SUPPLIED DATA |
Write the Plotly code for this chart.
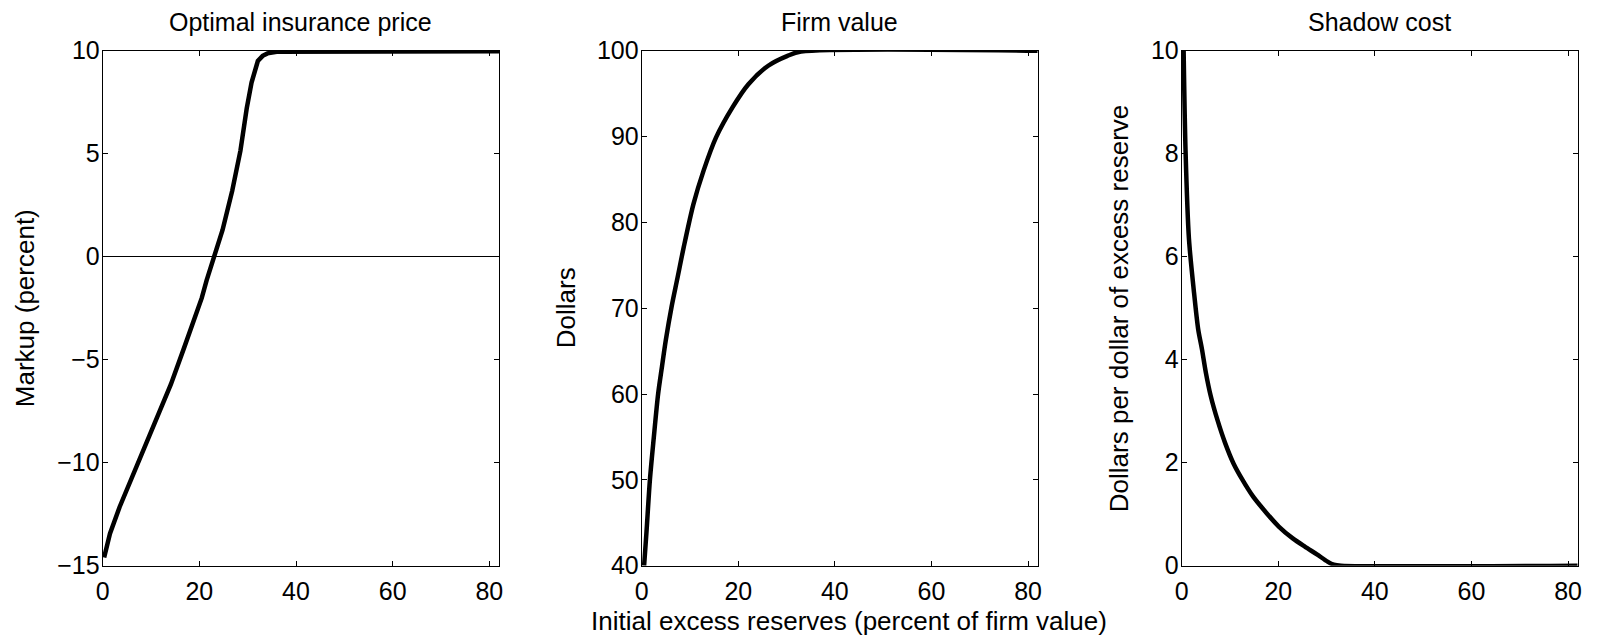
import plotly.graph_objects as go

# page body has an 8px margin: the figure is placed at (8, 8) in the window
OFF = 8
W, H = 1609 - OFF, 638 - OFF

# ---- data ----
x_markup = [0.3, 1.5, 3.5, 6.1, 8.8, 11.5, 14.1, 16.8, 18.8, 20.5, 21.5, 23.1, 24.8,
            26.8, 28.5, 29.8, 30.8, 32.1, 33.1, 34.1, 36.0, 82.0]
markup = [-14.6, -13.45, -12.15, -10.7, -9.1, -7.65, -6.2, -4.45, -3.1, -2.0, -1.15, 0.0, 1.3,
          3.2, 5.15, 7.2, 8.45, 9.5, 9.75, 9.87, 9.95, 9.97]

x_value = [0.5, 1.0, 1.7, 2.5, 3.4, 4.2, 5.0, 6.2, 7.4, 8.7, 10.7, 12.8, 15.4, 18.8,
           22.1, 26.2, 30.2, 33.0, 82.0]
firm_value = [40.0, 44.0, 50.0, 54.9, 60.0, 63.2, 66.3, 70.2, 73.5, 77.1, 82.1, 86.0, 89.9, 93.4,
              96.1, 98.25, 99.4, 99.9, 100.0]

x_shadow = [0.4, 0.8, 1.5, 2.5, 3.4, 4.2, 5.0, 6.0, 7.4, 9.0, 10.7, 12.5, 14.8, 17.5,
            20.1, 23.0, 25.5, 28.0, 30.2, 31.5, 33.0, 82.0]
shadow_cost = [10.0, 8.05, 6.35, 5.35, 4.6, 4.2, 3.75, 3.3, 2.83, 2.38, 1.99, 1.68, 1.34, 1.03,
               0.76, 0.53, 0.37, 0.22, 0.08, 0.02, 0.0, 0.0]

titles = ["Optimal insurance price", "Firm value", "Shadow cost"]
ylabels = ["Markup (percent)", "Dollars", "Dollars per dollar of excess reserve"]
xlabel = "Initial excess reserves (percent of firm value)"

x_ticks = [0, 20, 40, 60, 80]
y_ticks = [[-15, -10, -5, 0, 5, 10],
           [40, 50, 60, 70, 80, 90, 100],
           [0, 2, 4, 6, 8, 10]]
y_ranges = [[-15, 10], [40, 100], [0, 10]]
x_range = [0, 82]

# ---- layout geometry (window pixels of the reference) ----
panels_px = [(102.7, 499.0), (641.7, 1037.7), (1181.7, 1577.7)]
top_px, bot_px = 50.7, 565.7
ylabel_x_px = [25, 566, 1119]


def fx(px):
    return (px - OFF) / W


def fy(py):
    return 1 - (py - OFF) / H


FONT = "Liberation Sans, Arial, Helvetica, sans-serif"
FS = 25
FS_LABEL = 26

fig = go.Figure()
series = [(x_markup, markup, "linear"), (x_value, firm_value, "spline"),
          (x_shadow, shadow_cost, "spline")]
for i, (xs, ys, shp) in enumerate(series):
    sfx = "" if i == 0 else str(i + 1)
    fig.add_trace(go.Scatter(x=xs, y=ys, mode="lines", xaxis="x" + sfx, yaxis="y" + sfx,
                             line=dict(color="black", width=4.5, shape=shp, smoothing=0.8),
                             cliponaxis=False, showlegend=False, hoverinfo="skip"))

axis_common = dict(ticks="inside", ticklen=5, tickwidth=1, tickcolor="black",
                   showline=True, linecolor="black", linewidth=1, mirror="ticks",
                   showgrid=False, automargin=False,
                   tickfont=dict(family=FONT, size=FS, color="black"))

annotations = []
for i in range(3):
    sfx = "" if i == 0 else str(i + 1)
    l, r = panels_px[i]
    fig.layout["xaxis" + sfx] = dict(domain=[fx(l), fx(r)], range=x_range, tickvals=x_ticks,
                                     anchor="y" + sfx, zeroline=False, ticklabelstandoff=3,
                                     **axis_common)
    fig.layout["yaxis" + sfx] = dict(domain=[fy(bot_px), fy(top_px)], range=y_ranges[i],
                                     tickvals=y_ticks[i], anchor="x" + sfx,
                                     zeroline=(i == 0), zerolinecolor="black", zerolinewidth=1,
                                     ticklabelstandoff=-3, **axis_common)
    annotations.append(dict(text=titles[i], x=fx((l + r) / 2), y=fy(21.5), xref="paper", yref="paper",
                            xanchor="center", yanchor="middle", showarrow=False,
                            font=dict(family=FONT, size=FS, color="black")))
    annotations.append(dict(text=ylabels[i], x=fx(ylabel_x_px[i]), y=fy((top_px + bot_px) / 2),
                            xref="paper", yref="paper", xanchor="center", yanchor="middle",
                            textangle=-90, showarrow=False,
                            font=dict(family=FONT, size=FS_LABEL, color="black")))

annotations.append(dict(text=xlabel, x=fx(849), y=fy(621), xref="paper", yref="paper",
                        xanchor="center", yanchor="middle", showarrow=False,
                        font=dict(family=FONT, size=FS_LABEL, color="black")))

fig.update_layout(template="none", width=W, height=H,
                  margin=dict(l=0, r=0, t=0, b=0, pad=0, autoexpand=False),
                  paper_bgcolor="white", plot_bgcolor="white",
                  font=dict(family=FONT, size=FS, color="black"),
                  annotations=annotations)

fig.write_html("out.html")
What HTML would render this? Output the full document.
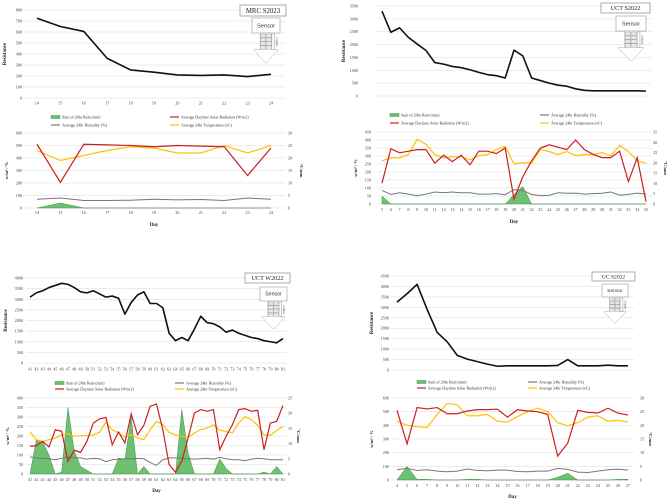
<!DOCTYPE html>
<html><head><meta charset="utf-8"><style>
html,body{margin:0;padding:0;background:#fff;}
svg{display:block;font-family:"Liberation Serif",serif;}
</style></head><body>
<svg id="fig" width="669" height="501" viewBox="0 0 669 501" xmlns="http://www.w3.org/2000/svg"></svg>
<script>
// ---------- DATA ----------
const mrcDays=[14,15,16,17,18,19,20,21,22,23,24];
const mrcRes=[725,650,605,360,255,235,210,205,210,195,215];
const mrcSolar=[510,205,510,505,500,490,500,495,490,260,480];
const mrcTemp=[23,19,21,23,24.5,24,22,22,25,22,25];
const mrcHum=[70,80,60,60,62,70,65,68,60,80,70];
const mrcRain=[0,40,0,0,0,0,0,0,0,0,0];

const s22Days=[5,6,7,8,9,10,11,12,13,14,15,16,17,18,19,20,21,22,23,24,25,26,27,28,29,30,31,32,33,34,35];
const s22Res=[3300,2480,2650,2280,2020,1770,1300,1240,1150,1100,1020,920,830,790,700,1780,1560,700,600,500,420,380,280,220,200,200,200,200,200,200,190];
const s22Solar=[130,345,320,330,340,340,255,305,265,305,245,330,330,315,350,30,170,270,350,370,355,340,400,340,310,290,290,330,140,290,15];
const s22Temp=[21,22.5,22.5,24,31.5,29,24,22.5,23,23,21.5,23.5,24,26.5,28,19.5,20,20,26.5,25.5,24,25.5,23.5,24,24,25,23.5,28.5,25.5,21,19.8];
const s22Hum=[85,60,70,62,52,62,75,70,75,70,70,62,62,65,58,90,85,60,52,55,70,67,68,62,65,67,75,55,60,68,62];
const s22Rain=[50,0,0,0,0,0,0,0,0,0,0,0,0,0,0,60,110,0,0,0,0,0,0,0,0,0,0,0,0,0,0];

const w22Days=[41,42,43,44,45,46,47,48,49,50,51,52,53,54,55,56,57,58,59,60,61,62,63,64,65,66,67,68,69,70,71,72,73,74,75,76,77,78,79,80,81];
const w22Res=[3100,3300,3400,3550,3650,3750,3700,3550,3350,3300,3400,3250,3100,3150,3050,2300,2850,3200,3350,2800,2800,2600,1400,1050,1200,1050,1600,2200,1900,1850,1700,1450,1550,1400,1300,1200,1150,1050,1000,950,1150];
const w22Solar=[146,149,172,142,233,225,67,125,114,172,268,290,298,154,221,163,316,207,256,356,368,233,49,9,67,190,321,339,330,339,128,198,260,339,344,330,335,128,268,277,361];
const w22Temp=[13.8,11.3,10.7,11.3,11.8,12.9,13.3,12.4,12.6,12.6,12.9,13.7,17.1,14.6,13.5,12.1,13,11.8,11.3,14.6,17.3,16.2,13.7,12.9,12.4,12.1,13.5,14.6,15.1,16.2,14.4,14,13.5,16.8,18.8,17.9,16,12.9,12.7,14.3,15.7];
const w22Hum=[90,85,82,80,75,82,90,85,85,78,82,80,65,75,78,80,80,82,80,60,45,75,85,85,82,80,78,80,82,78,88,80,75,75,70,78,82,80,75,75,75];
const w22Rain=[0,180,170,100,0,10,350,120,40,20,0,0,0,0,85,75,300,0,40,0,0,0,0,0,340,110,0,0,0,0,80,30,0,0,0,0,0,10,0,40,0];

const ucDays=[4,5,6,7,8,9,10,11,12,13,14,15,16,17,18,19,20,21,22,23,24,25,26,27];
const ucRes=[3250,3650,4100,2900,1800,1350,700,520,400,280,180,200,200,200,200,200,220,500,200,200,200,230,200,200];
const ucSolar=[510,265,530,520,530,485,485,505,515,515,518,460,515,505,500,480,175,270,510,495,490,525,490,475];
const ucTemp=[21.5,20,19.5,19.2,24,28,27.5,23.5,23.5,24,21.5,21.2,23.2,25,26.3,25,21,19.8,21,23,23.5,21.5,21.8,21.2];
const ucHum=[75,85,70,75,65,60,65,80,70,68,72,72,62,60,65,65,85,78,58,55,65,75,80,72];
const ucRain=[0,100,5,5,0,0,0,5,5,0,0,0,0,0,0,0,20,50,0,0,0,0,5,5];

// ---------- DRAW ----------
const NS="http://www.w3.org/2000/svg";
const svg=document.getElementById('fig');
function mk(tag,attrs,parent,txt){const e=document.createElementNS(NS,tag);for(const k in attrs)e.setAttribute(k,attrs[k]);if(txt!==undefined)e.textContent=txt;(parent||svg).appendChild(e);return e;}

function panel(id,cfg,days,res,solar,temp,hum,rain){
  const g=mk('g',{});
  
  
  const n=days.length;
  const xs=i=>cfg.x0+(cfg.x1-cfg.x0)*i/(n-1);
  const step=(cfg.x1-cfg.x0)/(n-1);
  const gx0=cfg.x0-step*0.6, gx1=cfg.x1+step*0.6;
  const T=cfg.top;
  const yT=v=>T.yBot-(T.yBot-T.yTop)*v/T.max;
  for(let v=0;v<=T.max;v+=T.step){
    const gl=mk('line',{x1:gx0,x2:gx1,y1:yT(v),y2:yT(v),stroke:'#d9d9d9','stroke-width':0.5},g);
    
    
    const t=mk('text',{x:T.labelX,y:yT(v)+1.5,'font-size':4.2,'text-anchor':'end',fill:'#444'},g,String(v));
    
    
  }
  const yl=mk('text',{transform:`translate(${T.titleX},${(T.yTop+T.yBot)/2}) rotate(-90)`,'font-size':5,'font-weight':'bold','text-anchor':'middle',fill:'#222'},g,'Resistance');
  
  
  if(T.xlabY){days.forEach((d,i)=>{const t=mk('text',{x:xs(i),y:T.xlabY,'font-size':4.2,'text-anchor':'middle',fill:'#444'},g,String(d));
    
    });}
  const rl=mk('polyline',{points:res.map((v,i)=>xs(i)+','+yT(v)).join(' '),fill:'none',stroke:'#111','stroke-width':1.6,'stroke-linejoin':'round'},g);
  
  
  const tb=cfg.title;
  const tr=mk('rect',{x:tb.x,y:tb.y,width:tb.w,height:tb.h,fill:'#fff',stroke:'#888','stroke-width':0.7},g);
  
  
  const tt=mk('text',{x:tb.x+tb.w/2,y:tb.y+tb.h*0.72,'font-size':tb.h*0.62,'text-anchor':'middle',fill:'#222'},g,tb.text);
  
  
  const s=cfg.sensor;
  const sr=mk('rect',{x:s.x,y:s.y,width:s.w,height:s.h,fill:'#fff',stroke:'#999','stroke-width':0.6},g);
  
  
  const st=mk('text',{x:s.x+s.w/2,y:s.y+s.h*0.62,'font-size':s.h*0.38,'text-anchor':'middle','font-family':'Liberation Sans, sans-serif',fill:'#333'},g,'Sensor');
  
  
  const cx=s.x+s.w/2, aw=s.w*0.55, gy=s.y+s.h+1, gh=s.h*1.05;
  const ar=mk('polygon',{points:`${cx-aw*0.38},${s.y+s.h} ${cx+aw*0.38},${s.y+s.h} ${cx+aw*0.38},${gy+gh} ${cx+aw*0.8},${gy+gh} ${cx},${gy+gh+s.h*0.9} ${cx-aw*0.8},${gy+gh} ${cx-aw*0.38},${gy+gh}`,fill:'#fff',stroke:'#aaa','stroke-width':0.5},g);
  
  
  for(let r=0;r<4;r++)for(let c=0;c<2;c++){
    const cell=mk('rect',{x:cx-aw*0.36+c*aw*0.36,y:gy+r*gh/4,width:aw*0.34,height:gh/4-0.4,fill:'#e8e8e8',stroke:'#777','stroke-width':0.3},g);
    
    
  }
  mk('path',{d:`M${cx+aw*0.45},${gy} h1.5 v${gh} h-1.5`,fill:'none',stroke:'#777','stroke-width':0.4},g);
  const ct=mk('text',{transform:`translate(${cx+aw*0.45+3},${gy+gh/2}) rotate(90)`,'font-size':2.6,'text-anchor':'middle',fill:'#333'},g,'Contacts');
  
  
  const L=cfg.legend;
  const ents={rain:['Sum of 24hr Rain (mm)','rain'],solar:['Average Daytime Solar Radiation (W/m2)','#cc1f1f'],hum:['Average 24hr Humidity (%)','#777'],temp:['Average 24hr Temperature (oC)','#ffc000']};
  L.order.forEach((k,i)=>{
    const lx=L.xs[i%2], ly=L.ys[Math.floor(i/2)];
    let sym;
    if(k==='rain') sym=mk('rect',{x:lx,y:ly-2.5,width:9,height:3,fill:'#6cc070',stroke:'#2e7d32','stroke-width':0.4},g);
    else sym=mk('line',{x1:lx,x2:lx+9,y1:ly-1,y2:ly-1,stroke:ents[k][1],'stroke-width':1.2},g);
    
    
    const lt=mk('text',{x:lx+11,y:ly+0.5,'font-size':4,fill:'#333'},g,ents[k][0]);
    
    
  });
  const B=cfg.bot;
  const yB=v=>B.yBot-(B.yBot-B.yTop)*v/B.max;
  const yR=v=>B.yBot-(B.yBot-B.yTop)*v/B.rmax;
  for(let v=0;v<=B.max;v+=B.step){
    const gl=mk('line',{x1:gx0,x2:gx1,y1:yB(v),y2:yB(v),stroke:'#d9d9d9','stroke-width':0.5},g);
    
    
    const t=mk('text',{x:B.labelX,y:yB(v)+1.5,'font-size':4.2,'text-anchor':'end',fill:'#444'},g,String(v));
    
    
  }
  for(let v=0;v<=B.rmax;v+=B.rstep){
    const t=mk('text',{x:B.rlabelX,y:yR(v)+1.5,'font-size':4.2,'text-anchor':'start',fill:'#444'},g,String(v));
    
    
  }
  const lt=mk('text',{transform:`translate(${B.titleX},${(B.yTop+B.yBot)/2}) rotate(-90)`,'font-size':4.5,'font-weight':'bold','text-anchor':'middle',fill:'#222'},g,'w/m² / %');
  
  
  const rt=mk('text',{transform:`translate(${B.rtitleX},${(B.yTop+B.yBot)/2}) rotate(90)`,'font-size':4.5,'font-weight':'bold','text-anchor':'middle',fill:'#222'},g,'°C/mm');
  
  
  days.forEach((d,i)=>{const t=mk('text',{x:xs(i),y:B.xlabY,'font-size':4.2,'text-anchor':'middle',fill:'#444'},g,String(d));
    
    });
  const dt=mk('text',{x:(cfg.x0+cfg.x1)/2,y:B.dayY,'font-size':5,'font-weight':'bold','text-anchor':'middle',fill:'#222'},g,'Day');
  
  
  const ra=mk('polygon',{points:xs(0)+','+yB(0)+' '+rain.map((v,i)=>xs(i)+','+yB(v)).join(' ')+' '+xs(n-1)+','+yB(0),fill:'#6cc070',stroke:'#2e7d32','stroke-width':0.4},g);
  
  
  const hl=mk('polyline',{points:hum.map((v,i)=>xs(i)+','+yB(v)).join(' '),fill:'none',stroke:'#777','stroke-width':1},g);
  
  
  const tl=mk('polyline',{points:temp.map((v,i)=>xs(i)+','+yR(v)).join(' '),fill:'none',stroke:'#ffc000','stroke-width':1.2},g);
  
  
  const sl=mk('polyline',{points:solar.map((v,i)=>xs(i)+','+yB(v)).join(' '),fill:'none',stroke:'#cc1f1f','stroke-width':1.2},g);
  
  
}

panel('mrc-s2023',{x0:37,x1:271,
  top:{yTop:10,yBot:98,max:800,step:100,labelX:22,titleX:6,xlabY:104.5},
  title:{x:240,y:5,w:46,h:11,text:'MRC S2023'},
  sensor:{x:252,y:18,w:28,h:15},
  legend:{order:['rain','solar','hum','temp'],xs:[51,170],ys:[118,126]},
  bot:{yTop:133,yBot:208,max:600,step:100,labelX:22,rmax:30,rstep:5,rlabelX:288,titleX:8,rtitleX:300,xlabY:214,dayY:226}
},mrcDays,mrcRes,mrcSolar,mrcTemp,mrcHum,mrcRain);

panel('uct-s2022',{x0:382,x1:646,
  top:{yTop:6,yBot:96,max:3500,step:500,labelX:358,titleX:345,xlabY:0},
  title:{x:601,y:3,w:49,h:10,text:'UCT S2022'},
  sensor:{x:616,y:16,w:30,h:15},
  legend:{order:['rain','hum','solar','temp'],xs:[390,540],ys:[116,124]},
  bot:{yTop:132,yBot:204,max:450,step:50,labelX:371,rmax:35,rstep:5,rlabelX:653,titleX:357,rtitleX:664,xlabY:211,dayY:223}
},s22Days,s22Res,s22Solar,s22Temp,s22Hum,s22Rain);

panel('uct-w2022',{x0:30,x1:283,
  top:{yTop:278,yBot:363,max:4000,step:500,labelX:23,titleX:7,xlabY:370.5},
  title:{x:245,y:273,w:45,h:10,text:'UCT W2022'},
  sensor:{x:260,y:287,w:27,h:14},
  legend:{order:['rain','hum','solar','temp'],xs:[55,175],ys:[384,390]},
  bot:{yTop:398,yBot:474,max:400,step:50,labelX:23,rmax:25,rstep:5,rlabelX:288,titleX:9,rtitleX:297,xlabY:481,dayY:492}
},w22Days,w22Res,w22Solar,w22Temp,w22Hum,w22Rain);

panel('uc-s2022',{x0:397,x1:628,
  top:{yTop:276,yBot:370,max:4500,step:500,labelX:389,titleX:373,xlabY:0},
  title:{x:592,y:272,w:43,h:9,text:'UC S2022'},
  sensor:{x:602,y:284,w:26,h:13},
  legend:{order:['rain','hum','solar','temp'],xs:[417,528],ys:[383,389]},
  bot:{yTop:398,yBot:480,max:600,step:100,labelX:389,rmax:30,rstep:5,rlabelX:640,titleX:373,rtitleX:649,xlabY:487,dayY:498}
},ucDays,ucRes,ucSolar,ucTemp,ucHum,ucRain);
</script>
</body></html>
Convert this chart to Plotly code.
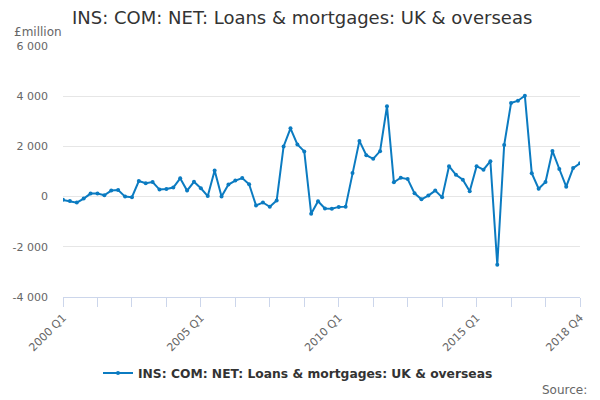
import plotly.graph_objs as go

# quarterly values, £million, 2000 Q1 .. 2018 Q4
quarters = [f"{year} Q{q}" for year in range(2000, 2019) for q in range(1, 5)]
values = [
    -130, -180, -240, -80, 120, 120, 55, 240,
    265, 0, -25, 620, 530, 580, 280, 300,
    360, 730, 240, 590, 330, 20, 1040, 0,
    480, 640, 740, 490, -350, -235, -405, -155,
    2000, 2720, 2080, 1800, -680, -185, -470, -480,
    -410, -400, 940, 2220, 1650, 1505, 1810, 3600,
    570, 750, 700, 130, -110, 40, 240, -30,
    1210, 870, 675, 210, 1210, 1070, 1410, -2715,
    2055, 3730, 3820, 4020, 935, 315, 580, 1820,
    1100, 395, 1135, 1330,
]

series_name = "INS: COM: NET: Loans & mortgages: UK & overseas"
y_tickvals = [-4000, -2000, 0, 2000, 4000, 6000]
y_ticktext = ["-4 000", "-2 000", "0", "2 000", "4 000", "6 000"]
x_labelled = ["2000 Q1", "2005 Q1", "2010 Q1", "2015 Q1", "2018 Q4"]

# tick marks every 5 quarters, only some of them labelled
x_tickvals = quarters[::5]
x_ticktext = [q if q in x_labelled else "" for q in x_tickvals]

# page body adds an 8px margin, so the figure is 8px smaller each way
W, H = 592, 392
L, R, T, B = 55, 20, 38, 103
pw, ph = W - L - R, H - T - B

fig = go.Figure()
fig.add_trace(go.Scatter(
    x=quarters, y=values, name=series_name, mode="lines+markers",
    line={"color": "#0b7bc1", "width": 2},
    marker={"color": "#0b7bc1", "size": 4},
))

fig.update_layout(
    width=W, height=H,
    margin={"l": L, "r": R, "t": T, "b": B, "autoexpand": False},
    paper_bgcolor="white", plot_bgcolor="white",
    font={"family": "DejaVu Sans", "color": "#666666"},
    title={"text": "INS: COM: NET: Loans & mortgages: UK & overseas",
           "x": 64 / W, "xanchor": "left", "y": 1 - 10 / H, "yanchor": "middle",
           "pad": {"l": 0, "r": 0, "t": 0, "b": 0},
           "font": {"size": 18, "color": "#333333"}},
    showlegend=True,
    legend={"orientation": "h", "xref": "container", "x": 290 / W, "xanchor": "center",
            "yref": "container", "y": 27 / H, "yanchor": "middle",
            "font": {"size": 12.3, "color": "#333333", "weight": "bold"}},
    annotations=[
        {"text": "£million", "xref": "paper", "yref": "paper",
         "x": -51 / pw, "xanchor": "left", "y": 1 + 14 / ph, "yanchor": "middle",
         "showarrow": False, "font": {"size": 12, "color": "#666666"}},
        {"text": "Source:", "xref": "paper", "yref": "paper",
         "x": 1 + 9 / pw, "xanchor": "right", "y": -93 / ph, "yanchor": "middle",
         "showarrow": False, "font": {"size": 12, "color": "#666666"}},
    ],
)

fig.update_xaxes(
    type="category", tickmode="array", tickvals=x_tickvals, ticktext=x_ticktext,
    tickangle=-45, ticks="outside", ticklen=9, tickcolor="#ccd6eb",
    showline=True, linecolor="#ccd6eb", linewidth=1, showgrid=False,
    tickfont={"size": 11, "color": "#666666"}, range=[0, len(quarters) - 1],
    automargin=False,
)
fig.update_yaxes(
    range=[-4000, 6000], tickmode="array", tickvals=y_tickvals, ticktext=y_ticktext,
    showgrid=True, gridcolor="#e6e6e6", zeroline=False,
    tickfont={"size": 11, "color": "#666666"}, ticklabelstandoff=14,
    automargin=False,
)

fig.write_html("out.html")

WHAT TO DO | In the entries above, find the line that contains "FS_LABEL = 26", then repeat exactly every line from the first one through that line, with no pictures.

WRITTEN REPLY |
Write the Plotly code for this chart.
import plotly.graph_objects as go

# page body has an 8px margin: the figure is placed at (8, 8) in the window
OFF = 8
W, H = 1609 - OFF, 638 - OFF

# ---- data ----
x_markup = [0.3, 1.5, 3.5, 6.1, 8.8, 11.5, 14.1, 16.8, 18.8, 20.5, 21.5, 23.1, 24.8,
            26.8, 28.5, 29.8, 30.8, 32.1, 33.1, 34.1, 36.0, 82.0]
markup = [-14.6, -13.45, -12.15, -10.7, -9.1, -7.65, -6.2, -4.45, -3.1, -2.0, -1.15, 0.0, 1.3,
          3.2, 5.15, 7.2, 8.45, 9.5, 9.75, 9.87, 9.95, 9.97]

x_value = [0.5, 1.0, 1.7, 2.5, 3.4, 4.2, 5.0, 6.2, 7.4, 8.7, 10.7, 12.8, 15.4, 18.8,
           22.1, 26.2, 30.2, 33.0, 82.0]
firm_value = [40.0, 44.0, 50.0, 54.9, 60.0, 63.2, 66.3, 70.2, 73.5, 77.1, 82.1, 86.0, 89.9, 93.4,
              96.1, 98.25, 99.4, 99.9, 100.0]

x_shadow = [0.4, 0.8, 1.5, 2.5, 3.4, 4.2, 5.0, 6.0, 7.4, 9.0, 10.7, 12.5, 14.8, 17.5,
            20.1, 23.0, 25.5, 28.0, 30.2, 31.5, 33.0, 82.0]
shadow_cost = [10.0, 8.05, 6.35, 5.35, 4.6, 4.2, 3.75, 3.3, 2.83, 2.38, 1.99, 1.68, 1.34, 1.03,
               0.76, 0.53, 0.37, 0.22, 0.08, 0.02, 0.0, 0.0]

titles = ["Optimal insurance price", "Firm value", "Shadow cost"]
ylabels = ["Markup (percent)", "Dollars", "Dollars per dollar of excess reserve"]
xlabel = "Initial excess reserves (percent of firm value)"

x_ticks = [0, 20, 40, 60, 80]
y_ticks = [[-15, -10, -5, 0, 5, 10],
           [40, 50, 60, 70, 80, 90, 100],
           [0, 2, 4, 6, 8, 10]]
y_ranges = [[-15, 10], [40, 100], [0, 10]]
x_range = [0, 82]

# ---- layout geometry (window pixels of the reference) ----
panels_px = [(102.7, 499.0), (641.7, 1037.7), (1181.7, 1577.7)]
top_px, bot_px = 50.7, 565.7
ylabel_x_px = [25, 566, 1119]


def fx(px):
    return (px - OFF) / W


def fy(py):
    return 1 - (py - OFF) / H


FONT = "Liberation Sans, Arial, Helvetica, sans-serif"
FS = 25
FS_LABEL = 26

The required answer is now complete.